From the listing that follows, output everything exactly except the pictures.

────────

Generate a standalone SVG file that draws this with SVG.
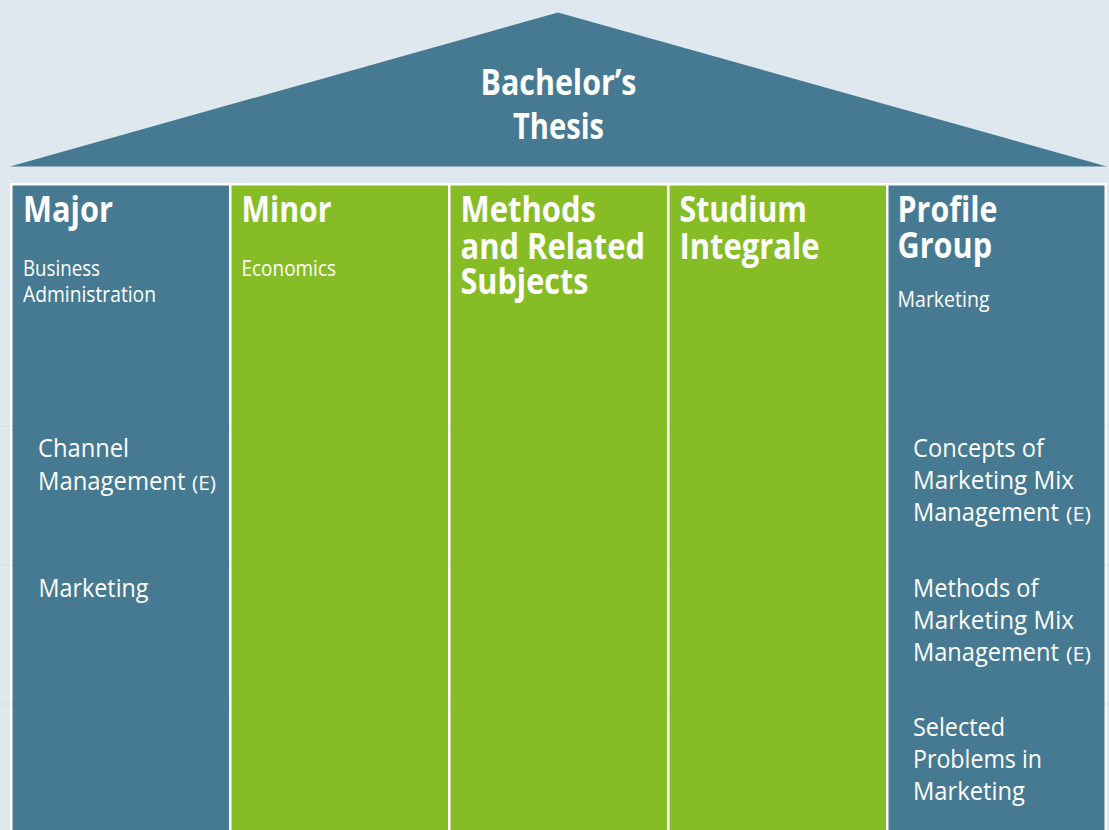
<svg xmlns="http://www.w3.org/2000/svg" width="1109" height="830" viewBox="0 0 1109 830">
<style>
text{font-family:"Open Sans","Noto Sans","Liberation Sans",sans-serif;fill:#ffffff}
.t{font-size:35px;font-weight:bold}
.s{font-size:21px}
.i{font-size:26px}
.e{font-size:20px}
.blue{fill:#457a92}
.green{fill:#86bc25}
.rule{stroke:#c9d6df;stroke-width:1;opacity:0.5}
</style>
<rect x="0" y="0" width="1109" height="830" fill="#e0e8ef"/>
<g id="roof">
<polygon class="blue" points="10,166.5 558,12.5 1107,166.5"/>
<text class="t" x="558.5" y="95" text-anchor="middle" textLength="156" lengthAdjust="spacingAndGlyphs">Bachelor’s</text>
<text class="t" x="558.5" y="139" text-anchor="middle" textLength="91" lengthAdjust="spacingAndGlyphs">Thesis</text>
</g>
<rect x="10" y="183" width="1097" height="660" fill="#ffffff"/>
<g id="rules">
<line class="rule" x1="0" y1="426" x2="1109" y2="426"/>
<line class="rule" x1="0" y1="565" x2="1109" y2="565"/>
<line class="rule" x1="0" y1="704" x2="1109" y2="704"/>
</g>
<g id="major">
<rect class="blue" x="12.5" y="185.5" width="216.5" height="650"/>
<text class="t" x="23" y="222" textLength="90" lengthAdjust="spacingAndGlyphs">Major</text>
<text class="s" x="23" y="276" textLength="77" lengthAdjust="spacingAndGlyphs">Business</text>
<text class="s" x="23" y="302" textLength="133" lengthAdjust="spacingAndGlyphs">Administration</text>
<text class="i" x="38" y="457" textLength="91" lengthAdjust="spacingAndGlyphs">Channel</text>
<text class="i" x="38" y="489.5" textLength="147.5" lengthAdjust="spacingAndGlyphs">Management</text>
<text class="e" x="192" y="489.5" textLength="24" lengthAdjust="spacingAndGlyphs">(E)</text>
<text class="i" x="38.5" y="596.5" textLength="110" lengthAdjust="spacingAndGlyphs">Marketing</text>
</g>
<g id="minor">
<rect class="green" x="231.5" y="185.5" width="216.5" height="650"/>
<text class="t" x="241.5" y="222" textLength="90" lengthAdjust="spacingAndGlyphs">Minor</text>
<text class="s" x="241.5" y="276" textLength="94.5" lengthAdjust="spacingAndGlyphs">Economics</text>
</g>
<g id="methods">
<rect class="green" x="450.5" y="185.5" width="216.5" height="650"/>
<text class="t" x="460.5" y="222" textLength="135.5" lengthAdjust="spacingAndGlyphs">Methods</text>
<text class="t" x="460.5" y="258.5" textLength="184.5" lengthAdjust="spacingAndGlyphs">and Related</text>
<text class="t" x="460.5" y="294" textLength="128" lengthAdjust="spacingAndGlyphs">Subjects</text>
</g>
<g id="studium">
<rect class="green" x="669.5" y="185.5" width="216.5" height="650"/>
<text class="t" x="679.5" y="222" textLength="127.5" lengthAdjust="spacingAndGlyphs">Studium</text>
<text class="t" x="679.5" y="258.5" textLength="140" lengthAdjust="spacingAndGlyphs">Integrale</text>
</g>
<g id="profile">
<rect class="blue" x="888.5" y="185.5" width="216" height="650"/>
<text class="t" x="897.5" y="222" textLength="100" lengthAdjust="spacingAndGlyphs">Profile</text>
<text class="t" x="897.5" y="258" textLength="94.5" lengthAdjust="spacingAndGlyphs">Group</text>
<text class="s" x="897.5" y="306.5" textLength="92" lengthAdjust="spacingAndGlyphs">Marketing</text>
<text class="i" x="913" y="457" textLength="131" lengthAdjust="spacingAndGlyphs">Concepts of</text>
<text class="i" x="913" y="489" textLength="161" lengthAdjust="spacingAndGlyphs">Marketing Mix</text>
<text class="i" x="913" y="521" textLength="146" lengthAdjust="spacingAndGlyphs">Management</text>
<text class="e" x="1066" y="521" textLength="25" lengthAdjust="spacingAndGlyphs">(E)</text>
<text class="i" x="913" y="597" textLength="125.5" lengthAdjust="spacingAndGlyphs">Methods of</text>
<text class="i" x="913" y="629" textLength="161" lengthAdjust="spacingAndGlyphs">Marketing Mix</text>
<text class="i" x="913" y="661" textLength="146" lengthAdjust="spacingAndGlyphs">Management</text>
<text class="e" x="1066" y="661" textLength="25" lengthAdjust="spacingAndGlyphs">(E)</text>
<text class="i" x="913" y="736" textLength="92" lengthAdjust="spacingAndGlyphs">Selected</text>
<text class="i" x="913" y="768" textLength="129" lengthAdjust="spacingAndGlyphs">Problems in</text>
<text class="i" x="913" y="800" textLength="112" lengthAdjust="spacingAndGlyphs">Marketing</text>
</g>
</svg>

────────

* TASK SOLUTION *
Generate a standalone SVG file that draws this with SVG.
<svg xmlns="http://www.w3.org/2000/svg" width="1109" height="830" viewBox="0 0 1109 830">
<style>
text{font-family:"Open Sans","Noto Sans","Liberation Sans",sans-serif;fill:#ffffff}
.t{font-size:35px;font-weight:bold}
.s{font-size:21px}
.i{font-size:26px}
.e{font-size:20px}
.blue{fill:#457a92}
.green{fill:#86bc25}
.rule{stroke:#c9d6df;stroke-width:1;opacity:0.5}
</style>
<rect x="0" y="0" width="1109" height="830" fill="#e0e8ef"/>
<g id="roof">
<polygon class="blue" points="10,166.5 558,12.5 1107,166.5"/>
<text class="t" x="558.5" y="95" text-anchor="middle" textLength="156" lengthAdjust="spacingAndGlyphs">Bachelor’s</text>
<text class="t" x="558.5" y="139" text-anchor="middle" textLength="91" lengthAdjust="spacingAndGlyphs">Thesis</text>
</g>
<rect x="10" y="183" width="1097" height="660" fill="#ffffff"/>
<g id="rules">
<line class="rule" x1="0" y1="426" x2="1109" y2="426"/>
<line class="rule" x1="0" y1="565" x2="1109" y2="565"/>
<line class="rule" x1="0" y1="704" x2="1109" y2="704"/>
</g>
<g id="major">
<rect class="blue" x="12.5" y="185.5" width="216.5" height="650"/>
<text class="t" x="23" y="222" textLength="90" lengthAdjust="spacingAndGlyphs">Major</text>
<text class="s" x="23" y="276" textLength="77" lengthAdjust="spacingAndGlyphs">Business</text>
<text class="s" x="23" y="302" textLength="133" lengthAdjust="spacingAndGlyphs">Administration</text>
<text class="i" x="38" y="457" textLength="91" lengthAdjust="spacingAndGlyphs">Channel</text>
<text class="i" x="38" y="489.5" textLength="147.5" lengthAdjust="spacingAndGlyphs">Management</text>
<text class="e" x="192" y="489.5" textLength="24" lengthAdjust="spacingAndGlyphs">(E)</text>
<text class="i" x="38.5" y="596.5" textLength="110" lengthAdjust="spacingAndGlyphs">Marketing</text>
</g>
<g id="minor">
<rect class="green" x="231.5" y="185.5" width="216.5" height="650"/>
<text class="t" x="241.5" y="222" textLength="90" lengthAdjust="spacingAndGlyphs">Minor</text>
<text class="s" x="241.5" y="276" textLength="94.5" lengthAdjust="spacingAndGlyphs">Economics</text>
</g>
<g id="methods">
<rect class="green" x="450.5" y="185.5" width="216.5" height="650"/>
<text class="t" x="460.5" y="222" textLength="135.5" lengthAdjust="spacingAndGlyphs">Methods</text>
<text class="t" x="460.5" y="258.5" textLength="184.5" lengthAdjust="spacingAndGlyphs">and Related</text>
<text class="t" x="460.5" y="294" textLength="128" lengthAdjust="spacingAndGlyphs">Subjects</text>
</g>
<g id="studium">
<rect class="green" x="669.5" y="185.5" width="216.5" height="650"/>
<text class="t" x="679.5" y="222" textLength="127.5" lengthAdjust="spacingAndGlyphs">Studium</text>
<text class="t" x="679.5" y="258.5" textLength="140" lengthAdjust="spacingAndGlyphs">Integrale</text>
</g>
<g id="profile">
<rect class="blue" x="888.5" y="185.5" width="216" height="650"/>
<text class="t" x="897.5" y="222" textLength="100" lengthAdjust="spacingAndGlyphs">Profile</text>
<text class="t" x="897.5" y="258" textLength="94.5" lengthAdjust="spacingAndGlyphs">Group</text>
<text class="s" x="897.5" y="306.5" textLength="92" lengthAdjust="spacingAndGlyphs">Marketing</text>
<text class="i" x="913" y="457" textLength="131" lengthAdjust="spacingAndGlyphs">Concepts of</text>
<text class="i" x="913" y="489" textLength="161" lengthAdjust="spacingAndGlyphs">Marketing Mix</text>
<text class="i" x="913" y="521" textLength="146" lengthAdjust="spacingAndGlyphs">Management</text>
<text class="e" x="1066" y="521" textLength="25" lengthAdjust="spacingAndGlyphs">(E)</text>
<text class="i" x="913" y="597" textLength="125.5" lengthAdjust="spacingAndGlyphs">Methods of</text>
<text class="i" x="913" y="629" textLength="161" lengthAdjust="spacingAndGlyphs">Marketing Mix</text>
<text class="i" x="913" y="661" textLength="146" lengthAdjust="spacingAndGlyphs">Management</text>
<text class="e" x="1066" y="661" textLength="25" lengthAdjust="spacingAndGlyphs">(E)</text>
<text class="i" x="913" y="736" textLength="92" lengthAdjust="spacingAndGlyphs">Selected</text>
<text class="i" x="913" y="768" textLength="129" lengthAdjust="spacingAndGlyphs">Problems in</text>
<text class="i" x="913" y="800" textLength="112" lengthAdjust="spacingAndGlyphs">Marketing</text>
</g>
</svg>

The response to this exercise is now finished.